Guided by CSKT, The Missoula Field Office and TNC are implementing projects across disciplines to improve camas and bitterroot habitat. Forestry, weeds, archeology, and botany technicians have surveyed for populations of these important plants. To date, the office has documented more than 20 acres of camas as well as 38 acres of bitterroot.
Weeds technicians spray herbicide after camas has senesced (deteriorated with age) each year to decrease competition with non-native forbs and grasses *. Foresters and Fuels specialists have carried out 50 acres of thinning and fire treatments to eliminate conifer encroachment and to free up much needed moisture and nutrients for nearby camas populations. Botany Technicians have collected pounds of seed to save for future projects and to reseed after thinning and burning treatments. Populations are monitored before and after treatments to quantify how camas populations change and preliminary results are showing an increase in camas quantity.
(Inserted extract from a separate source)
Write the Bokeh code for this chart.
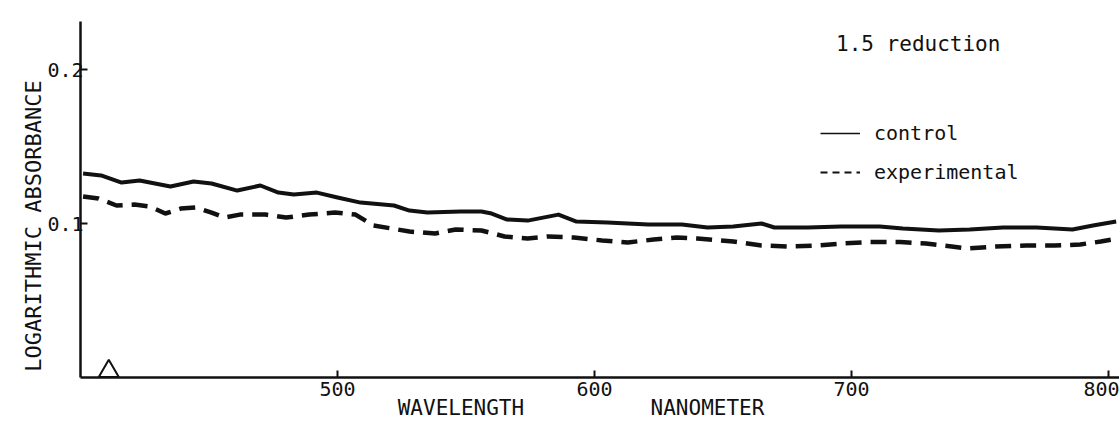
from bokeh.plotting import figure
from bokeh.models import Range1d, FixedTicker, Label, Legend, LegendItem
from bokeh.embed import file_html
from bokeh.resources import INLINE

# ---- data ----
wavelength_control = [401, 408, 416, 423, 435, 444, 451, 461, 470, 477, 483, 492, 500,
                      509, 522, 528, 535, 548, 556, 560, 566, 574, 586, 593, 605, 621,
                      634, 644, 654, 665, 670, 683, 696, 711, 720, 734, 746, 759, 772,
                      786, 794, 803]
absorbance_control = [0.1325, 0.1312, 0.1266, 0.1279, 0.1240, 0.1273, 0.1260, 0.1214,
                      0.1247, 0.1201, 0.1188, 0.1201, 0.1169, 0.1136, 0.1117, 0.1084,
                      0.1071, 0.1078, 0.1078, 0.1065, 0.1026, 0.1019, 0.1058, 0.1013,
                      0.1006, 0.0994, 0.0994, 0.0974, 0.0981, 0.1000, 0.0974, 0.0974,
                      0.0981, 0.0981, 0.0968, 0.0955, 0.0961, 0.0974, 0.0974, 0.0961,
                      0.0987, 0.1013]

wavelength_experimental = [401, 407, 414, 421, 427, 433, 439, 445, 451, 456, 462, 472,
                           480, 489, 499, 507, 514, 521, 528, 538, 546, 556, 565, 574,
                           582, 592, 603, 613, 623, 632, 640, 654, 665, 675, 686, 696,
                           707, 719, 729, 739, 745, 756, 768, 779, 789, 797, 803]
absorbance_experimental = [0.1175, 0.1162, 0.1117, 0.1123, 0.1110, 0.1065, 0.1097,
                           0.1104, 0.1071, 0.1039, 0.1058, 0.1058, 0.1039, 0.1058,
                           0.1071, 0.1058, 0.0987, 0.0968, 0.0948, 0.0935, 0.0961,
                           0.0955, 0.0916, 0.0903, 0.0916, 0.0909, 0.0890, 0.0877,
                           0.0896, 0.0909, 0.0903, 0.0883, 0.0857, 0.0851, 0.0857,
                           0.0870, 0.0880, 0.0880, 0.0870, 0.0851, 0.0838, 0.0850,
                           0.0857, 0.0857, 0.0864, 0.0883, 0.0900]

marker_wavelength = [411]
marker_absorbance = [0.004]

x_ticks = [500, 600, 700, 800]
y_ticks = [0.1, 0.2]

series_names = ["control", "experimental"]
title_text = "1.5 reduction"
y_title = "LOGARITHMIC ABSORBANCE"
x_title_left = "WAVELENGTH"
x_title_right = "NANOMETER"

FONT = "DejaVu Sans Mono"
INK = "#111111"
NBSP = "\u00a0"

p = figure(width=1119, height=428, output_backend="svg", toolbar_location=None,
           x_range=Range1d(400, 804.3), y_range=Range1d(0, 0.2312),
           min_border_left=80, min_border_right=0, min_border_top=21,
           min_border_bottom=51)
p.outline_line_color = None
p.xgrid.visible = False
p.ygrid.visible = False
p.background_fill_color = "white"
p.border_fill_color = "white"

# curves
r_control = p.line(wavelength_control, absorbance_control, line_color=INK,
                   line_width=4, line_join="round")
r_exp = p.line(wavelength_experimental, absorbance_experimental, line_color=INK,
               line_width=4.5, line_dash="16 9")

# triangle marker on the baseline
p.scatter(marker_wavelength, marker_absorbance, marker="triangle", size=20,
          fill_color=None, line_color=INK, line_width=2)

# legend proxies (thin sample lines, never visible in the frame)
nan = float("nan")
leg_c = p.line([nan], [nan], line_color=INK, line_width=1.6)
leg_e = p.line([nan], [nan], line_color=INK, line_width=1.8, line_dash="7 5")
legend = Legend(items=[LegendItem(label=series_names[0], renderers=[leg_c]),
                       LegendItem(label=series_names[1], renderers=[leg_e])],
                location=(740, 193), border_line_color=None,
                background_fill_alpha=0, padding=0, margin=0, spacing=15,
                glyph_width=40, glyph_height=20, label_height=20,
                label_standoff=14, label_text_font=FONT,
                label_text_font_size="20px", label_text_color=INK)
p.add_layout(legend)

# axes
for ax in (p.xaxis[0], p.yaxis[0]):
    ax.axis_line_color = INK
    ax.axis_line_width = 2.5
    ax.major_tick_line_color = INK
    ax.major_tick_line_width = 2
    ax.minor_tick_line_color = None
    ax.major_tick_in = 7
    ax.major_tick_out = 0
    ax.major_label_text_font = FONT
    ax.major_label_text_font_size = "20px"
    ax.major_label_text_color = INK

p.xaxis.ticker = FixedTicker(ticks=x_ticks)
p.yaxis.ticker = FixedTicker(ticks=y_ticks)
p.xaxis.major_label_standoff = 4
p.yaxis.major_label_standoff = -3

p.yaxis.axis_label = y_title + NBSP * 4
p.yaxis.axis_label_text_font = FONT
p.yaxis.axis_label_text_font_size = "22px"
p.yaxis.axis_label_text_font_style = "normal"
p.yaxis.axis_label_text_color = INK
p.yaxis.axis_label_standoff = -2

p.xaxis.axis_label = x_title_left + NBSP * 10 + x_title_right + NBSP * 3
p.xaxis.axis_label_text_font = FONT
p.xaxis.axis_label_text_font_size = "21px"
p.xaxis.axis_label_text_font_style = "normal"
p.xaxis.axis_label_text_color = INK
p.xaxis.axis_label_standoff = -3

# title text inside the frame
p.add_layout(Label(x=694, y=0.2169, text=title_text, text_font=FONT,
                   text_font_size="21px", text_color=INK, text_baseline="middle"))

open("out.html", "w").write(file_html(p, INLINE))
In the next few years, the Missoula Field Office is planning camas habitat restoration in an abandoned homestead which was likely once a camas meadow. They will burn the twelve-acre site and immediately following, spread locally collected seed from camas and its associated species.
In addition to seeding camas, the BLM is working with the CSKT nursery to grow out camas bulbs for planting after burning. A combination of seeds and plugs will be dispersed on site to increase the chance for camas to take root and thrive in the area.
This camas habitat restoration work along with associated RTRL projects that have been implemented in partnership with the CSKT since 2018 have helped to begin building meaningful relationships with the Tribes that will be used in the future to recognize and honor the importance of tribal uses on lands currently being managed by BLM.
* Camas effectively goes dormant after it sets seed mid-summer. Limited research shows that camas can be safe to consume after these treatments.
Rice, Peter 2002, ‘Herbicide Residue Analysis of Cultural Plants on the Flathead Indian Reservation’, EPA Grant MM998750-01-0.